What to produce:
Without including any images, repeat the data exactly.

Data lines:
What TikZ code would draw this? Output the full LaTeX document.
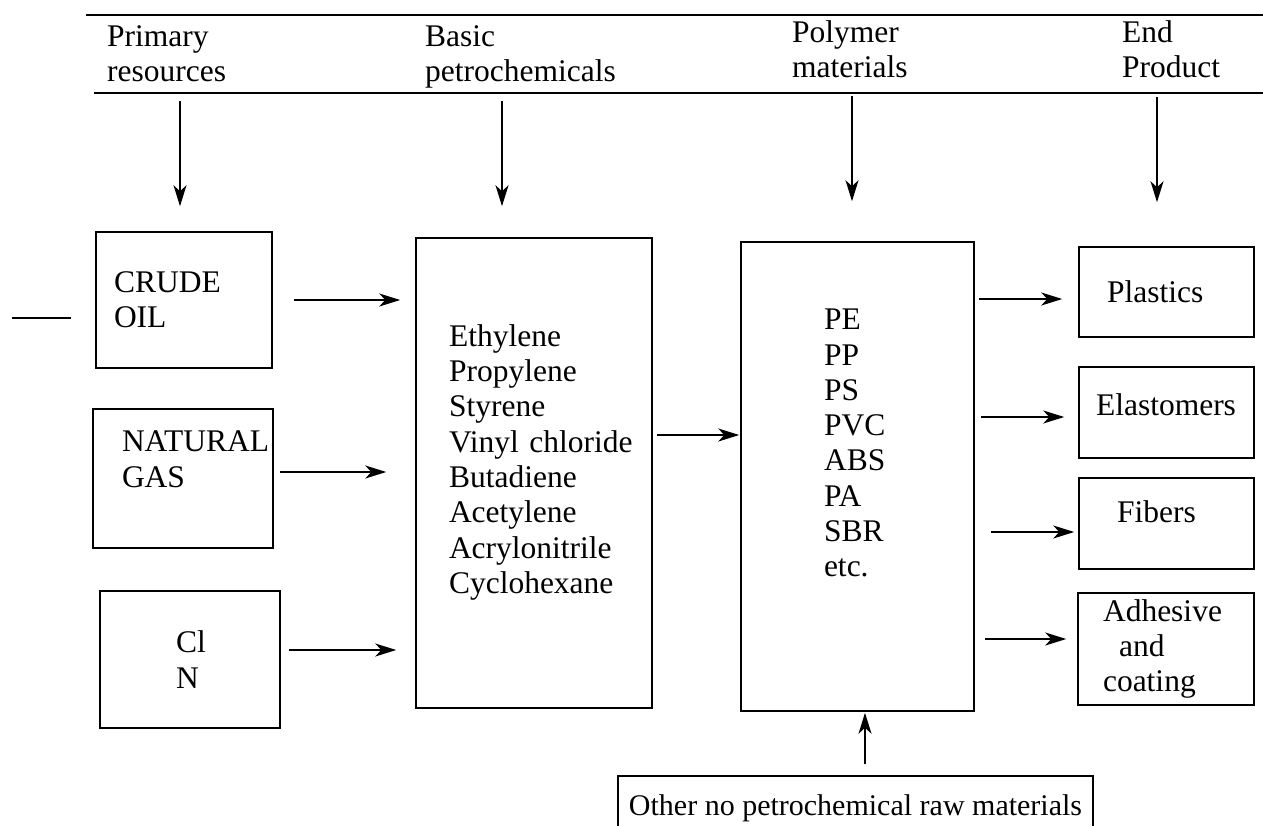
\documentclass[tikz,border=0pt]{standalone}
\usepackage{fontspec}
\setmainfont{Liberation Serif}
\usetikzlibrary{calc,positioning,arrows.meta}
\newcommand{\padbelow}[1]{\rule[-#1]{0pt}{#1}}
\hyphenpenalty=10000
\exhyphenpenalty=10000

\begin{document}
\begin{tikzpicture}[x=1pt,y=-1pt,
  every node/.style={font=\fontsize{31.5}{35.3}\selectfont},
  box/.style={draw,line width=1.5pt,inner sep=0pt,align=left},
  head/.style={anchor=north west,inner sep=0pt,align=left},
  flow/.style={-{Stealth[length=21pt,width=13pt,inset=6pt]},line width=1.5pt}]
  \useasboundingbox (0,0) rectangle (1263,825);
  \draw[line width=1.6pt] (86,15) -- (1263,15);
  \coordinate (rule) at (94,93);
  \draw[line width=1.6pt] (rule) -- (1263,93);
  \node[head] (hprim) at (107,25.5) {Primary\\resources};
  \node[head] (hbasic) at (425,25.5) {Basic\\petrochemicals};
  \node[head] (hpoly) at (792,20.5) {Polymer\\materials};
  \node[head] (hend) at (1122,20.5) {End\\Product};
  \node[box,minimum width=176pt,minimum height=136pt,text width=140pt] (crude) at (184,300) {CRUDE\\OIL};
  \node[box,minimum width=180pt,minimum height=139pt,text width=122pt] (gas) at (183,478.5) {NATURAL\\GAS\padbelow{39pt}};
  \node[box,minimum width=180pt,minimum height=137pt,text width=28pt] (cl) at (190,659.5) {Cl\\N};
  \node[box,minimum width=236pt,minimum height=470pt,text width=170pt] (basic) at (534,473) {Ethylene\\Propylene\\Styrene\\Vinyl~chloride\\Butadiene\\Acetylene\\Acrylonitrile\\Cyclohexane\padbelow{28pt}};
  \node[box,minimum width=233pt,minimum height=469pt,text width=67pt] (polymer) at (857.5,476.5) {PE\\PP\\PS\\PVC\\ABS\\PA\\SBR\\etc.\padbelow{67pt}};
  \node[box,minimum width=175pt,minimum height=90pt,text width=119pt] (plastics) at (1166.5,292) {Plastics};
  \node[box,minimum width=175pt,minimum height=91pt,text width=141pt] (elast) at (1166.5,412.5) {Elastomers\padbelow{16pt}};
  \node[box,minimum width=175pt,minimum height=91pt,text width=99pt] (fibers) at (1166.5,523.5) {Fibers\padbelow{24pt}};
  \node[box,minimum width=176pt,minimum height=112pt,text width=126pt] (adhes) at (1166,649) {Adhesive\\\hspace*{16pt}and\\coating};
  \node[box,minimum width=475pt,minimum height=64pt,font=\fontsize{30}{35}\selectfont] (other) at (855.5,808) {Other no petrochemical raw materials};
  \draw[flow,shorten <=8pt,shorten >=25pt] ([xshift=-4pt]crude.north |- rule) -- ([xshift=-4pt]crude.north);
  \draw[flow,shorten <=8pt,shorten >=31pt] ([xshift=-32pt]basic.north |- rule) -- ([xshift=-32pt]basic.north);
  \draw[flow,shorten <=3pt,shorten >=40pt] ([xshift=-5.5pt]polymer.north |- rule) -- ([xshift=-5.5pt]polymer.north);
  \draw[flow,shorten <=4pt,shorten >=44pt] ([xshift=-9.5pt]plastics.north |- rule) -- ([xshift=-9.5pt]plastics.north);
  \coordinate (stub) at (12,318);
  \draw[line width=1.5pt,shorten >=24pt] (stub) -- (stub -| crude.west);
  \draw[flow,shorten <=21pt,shorten >=15pt] (crude.east) -- (crude.east -| basic.west);
  \draw[flow,shorten <=6pt,shorten >=29pt] ([yshift=6.5pt]gas.east) -- ([yshift=6.5pt]gas.east -| basic.west);
  \draw[flow,shorten <=8pt,shorten >=19pt] ([yshift=9.5pt]cl.east) -- ([yshift=9.5pt]cl.east -| basic.west);
  \draw[flow,shorten <=4pt,shorten >=1pt] ([yshift=38pt]basic.east) -- ([yshift=38pt]basic.east -| polymer.west);
  \draw[flow,shorten <=4pt,shorten >=16pt] ([yshift=-7pt]plastics.west -| polymer.east) -- ([yshift=-7pt]plastics.west);
  \draw[flow,shorten <=6pt,shorten >=14pt] ([yshift=-4.5pt]elast.west -| polymer.east) -- ([yshift=-4.5pt]elast.west);
  \draw[flow,shorten <=16pt,shorten >=4pt] ([yshift=-8.5pt]fibers.west -| polymer.east) -- ([yshift=-8.5pt]fibers.west);
  \draw[flow,shorten <=10pt,shorten >=11pt] ([yshift=10pt]adhes.west -| polymer.east) -- ([yshift=10pt]adhes.west);
  \draw[flow,shorten <=11pt,shorten >=1pt] ([xshift=9.5pt]other.north) -- ([xshift=9.5pt]other.north |- polymer.south);
\end{tikzpicture}
\end{document}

Problem solution:
What TikZ code would draw this? Output the full LaTeX document.
\documentclass[tikz,border=0pt]{standalone}
\usepackage{fontspec}
\setmainfont{Liberation Serif}
\usetikzlibrary{calc,positioning,arrows.meta}
\newcommand{\padbelow}[1]{\rule[-#1]{0pt}{#1}}
\hyphenpenalty=10000
\exhyphenpenalty=10000

\begin{document}
\begin{tikzpicture}[x=1pt,y=-1pt,
  every node/.style={font=\fontsize{31.5}{35.3}\selectfont},
  box/.style={draw,line width=1.5pt,inner sep=0pt,align=left},
  head/.style={anchor=north west,inner sep=0pt,align=left},
  flow/.style={-{Stealth[length=21pt,width=13pt,inset=6pt]},line width=1.5pt}]
  \useasboundingbox (0,0) rectangle (1263,825);
  \draw[line width=1.6pt] (86,15) -- (1263,15);
  \coordinate (rule) at (94,93);
  \draw[line width=1.6pt] (rule) -- (1263,93);
  \node[head] (hprim) at (107,25.5) {Primary\\resources};
  \node[head] (hbasic) at (425,25.5) {Basic\\petrochemicals};
  \node[head] (hpoly) at (792,20.5) {Polymer\\materials};
  \node[head] (hend) at (1122,20.5) {End\\Product};
  \node[box,minimum width=176pt,minimum height=136pt,text width=140pt] (crude) at (184,300) {CRUDE\\OIL};
  \node[box,minimum width=180pt,minimum height=139pt,text width=122pt] (gas) at (183,478.5) {NATURAL\\GAS\padbelow{39pt}};
  \node[box,minimum width=180pt,minimum height=137pt,text width=28pt] (cl) at (190,659.5) {Cl\\N};
  \node[box,minimum width=236pt,minimum height=470pt,text width=170pt] (basic) at (534,473) {Ethylene\\Propylene\\Styrene\\Vinyl~chloride\\Butadiene\\Acetylene\\Acrylonitrile\\Cyclohexane\padbelow{28pt}};
  \node[box,minimum width=233pt,minimum height=469pt,text width=67pt] (polymer) at (857.5,476.5) {PE\\PP\\PS\\PVC\\ABS\\PA\\SBR\\etc.\padbelow{67pt}};
  \node[box,minimum width=175pt,minimum height=90pt,text width=119pt] (plastics) at (1166.5,292) {Plastics};
  \node[box,minimum width=175pt,minimum height=91pt,text width=141pt] (elast) at (1166.5,412.5) {Elastomers\padbelow{16pt}};
  \node[box,minimum width=175pt,minimum height=91pt,text width=99pt] (fibers) at (1166.5,523.5) {Fibers\padbelow{24pt}};
  \node[box,minimum width=176pt,minimum height=112pt,text width=126pt] (adhes) at (1166,649) {Adhesive\\\hspace*{16pt}and\\coating};
  \node[box,minimum width=475pt,minimum height=64pt,font=\fontsize{30}{35}\selectfont] (other) at (855.5,808) {Other no petrochemical raw materials};
  \draw[flow,shorten <=8pt,shorten >=25pt] ([xshift=-4pt]crude.north |- rule) -- ([xshift=-4pt]crude.north);
  \draw[flow,shorten <=8pt,shorten >=31pt] ([xshift=-32pt]basic.north |- rule) -- ([xshift=-32pt]basic.north);
  \draw[flow,shorten <=3pt,shorten >=40pt] ([xshift=-5.5pt]polymer.north |- rule) -- ([xshift=-5.5pt]polymer.north);
  \draw[flow,shorten <=4pt,shorten >=44pt] ([xshift=-9.5pt]plastics.north |- rule) -- ([xshift=-9.5pt]plastics.north);
  \coordinate (stub) at (12,318);
  \draw[line width=1.5pt,shorten >=24pt] (stub) -- (stub -| crude.west);
  \draw[flow,shorten <=21pt,shorten >=15pt] (crude.east) -- (crude.east -| basic.west);
  \draw[flow,shorten <=6pt,shorten >=29pt] ([yshift=6.5pt]gas.east) -- ([yshift=6.5pt]gas.east -| basic.west);
  \draw[flow,shorten <=8pt,shorten >=19pt] ([yshift=9.5pt]cl.east) -- ([yshift=9.5pt]cl.east -| basic.west);
  \draw[flow,shorten <=4pt,shorten >=1pt] ([yshift=38pt]basic.east) -- ([yshift=38pt]basic.east -| polymer.west);
  \draw[flow,shorten <=4pt,shorten >=16pt] ([yshift=-7pt]plastics.west -| polymer.east) -- ([yshift=-7pt]plastics.west);
  \draw[flow,shorten <=6pt,shorten >=14pt] ([yshift=-4.5pt]elast.west -| polymer.east) -- ([yshift=-4.5pt]elast.west);
  \draw[flow,shorten <=16pt,shorten >=4pt] ([yshift=-8.5pt]fibers.west -| polymer.east) -- ([yshift=-8.5pt]fibers.west);
  \draw[flow,shorten <=10pt,shorten >=11pt] ([yshift=10pt]adhes.west -| polymer.east) -- ([yshift=10pt]adhes.west);
  \draw[flow,shorten <=11pt,shorten >=1pt] ([xshift=9.5pt]other.north) -- ([xshift=9.5pt]other.north |- polymer.south);
\end{tikzpicture}
\end{document}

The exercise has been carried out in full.